First we import the simulated dataset.
insheet using mytrialRandom.2012-10-31.150000.tsv
Now lets start exploring the dataset.
. tab gender
gender | Freq. Percent Cum.
------------+-----------------------------------
Female | 124 31.00 31.00
Male | 276 69.00 100.00
------------+-----------------------------------
Total | 400 100.00
We can see that gender has been allocated according to the weightings in the data specification (2:1 Male:Female).
. li initials gender severity dob agegroup in 1/5
+---------------------------------------------------------------+
| initials gender severity dob agegroup |
|---------------------------------------------------------------|
1. | QO Male High 08/08/2001 6.5 years or over |
2. | MT Male Low 29/09/2002 6.5 years or over |
3. | YZ Male High 06/12/2003 6.5 years or over |
4. | PK Male Low 15/11/2009 <6.5 years |
5. | MH Female High 29/09/2003 6.5 years or over |
+---------------------------------------------------------------+
Initials and date of birth (dob) have been generated with random strings and dates. The agegroup variable was calculated by the randomisation system from the date of birth so did not need to be included in the data specification.
. tab gender group
| group
gender | Active Control | Total
-----------+----------------------+----------
Female | 62 62 | 124
Male | 138 138 | 276
-----------+----------------------+----------
Total | 200 200 | 400
. tab severity group
| group
severity | Active Control | Total
-----------+----------------------+----------
High | 138 139 | 277
Low | 62 61 | 123
-----------+----------------------+----------
Total | 200 200 | 400
. tab agegroup group
| group
agegroup | Active Control | Total
------------------+----------------------+----------
6.5 years or over | 94 96 | 190
<6.5 years | 106 104 | 210
------------------+----------------------+----------
Total | 200 200 | 400
The minimisation has clearly closely controlled the balance in the three minimisation factors. By way of contrast the balance within sites, which is not controlled by minimisation, can be seen to vary quite widely:
. tab siteid group
| group
siteId | Active Control | Total
-----------+----------------------+----------
1 | 20 22 | 42
2 | 21 23 | 44
3 | 22 23 | 45
4 | 14 17 | 31
5 | 16 6 | 22
6 | 18 22 | 40
7 | 18 26 | 44
8 | 26 27 | 53
9 | 25 18 | 43
10 | 20 16 | 36
-----------+----------------------+----------
Total | 200 200 | 400
We can check the minimisation algorithm by calculating the marginal scores at each observation:
gen Active=0
gen Control=0
forvalues i=2/400 {
foreach group of varlist Active Control {
local total 0
foreach factor of varlist gender severity agegroup {
qui count if `factor'==`factor'[`i'] & group=="`group'" & _n<`i'
local total = `total' + r(N)
}
qui replace `group'=`total' in `i'
}
}
Control should be preferred by minimisation when its marginal total is lower than that for the Active group:
. tab group if Control < Active
group | Freq. Percent Cum.
------------+-----------------------------------
Active | 20 11.70 11.70
Control | 151 88.30 100.00
------------+-----------------------------------
Total | 171 100.00
The proportion allocated to Control in this situation is very close to the expected value of 0.875. We can test this:
. cii 171 151
-- Binomial Exact --
Variable | Obs Mean Std. Err. [95% Conf. Interval]

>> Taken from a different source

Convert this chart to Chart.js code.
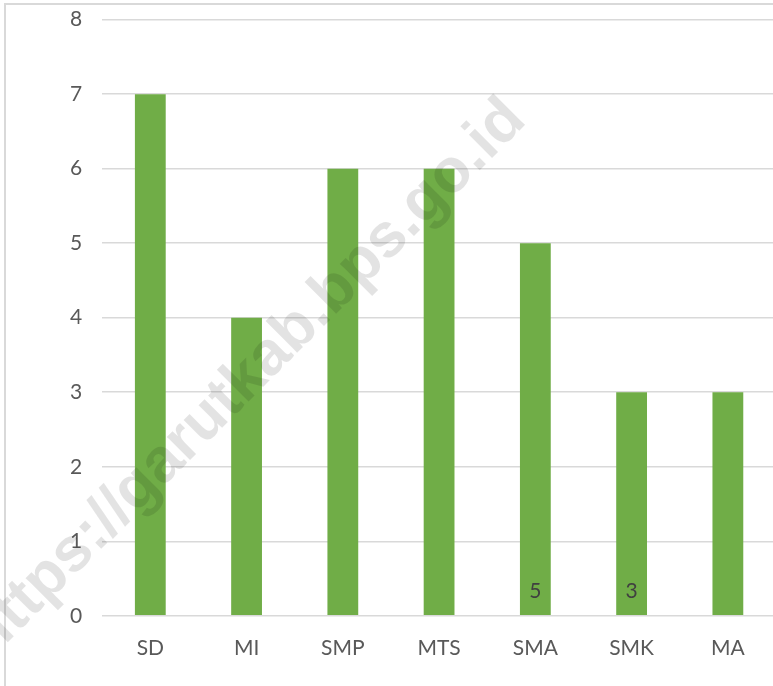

-------------+---------------------------------------------------------------
| 171 .8830409 .0245759 .825158 .9270753
The 95% confidence interval is consistent with 0.875. The same analysis for the Active group is:
. tab group if Active < Control
group | Freq. Percent Cum.
------------+-----------------------------------
Active | 137 87.82 87.82
Control | 19 12.18 100.00
------------+-----------------------------------
Total | 156 100.00
. cii 156 137
-- Binomial Exact --
Variable | Obs Mean Std. Err. [95% Conf. Interval]
-------------+---------------------------------------------------------------
| 156 .8782051 .0261849 .8163508 .9250541
So again the confidence interval includes the expected proportion 0.875.
Finally where the scores are tied, the group should be chosen at random:
. tab group if Active == Control
group | Freq. Percent Cum.
------------+-----------------------------------
Active | 43 58.90 58.90
Control | 30 41.10 100.00
------------+-----------------------------------
Total | 73 100.00
. cii 73 43
-- Binomial Exact --
Variable | Obs Mean Std. Err. [95% Conf. Interval]
-------------+---------------------------------------------------------------
| 73 .5890411 .0575852 .4676846 .7029424
The confidence interval includes the expected value of 0.5.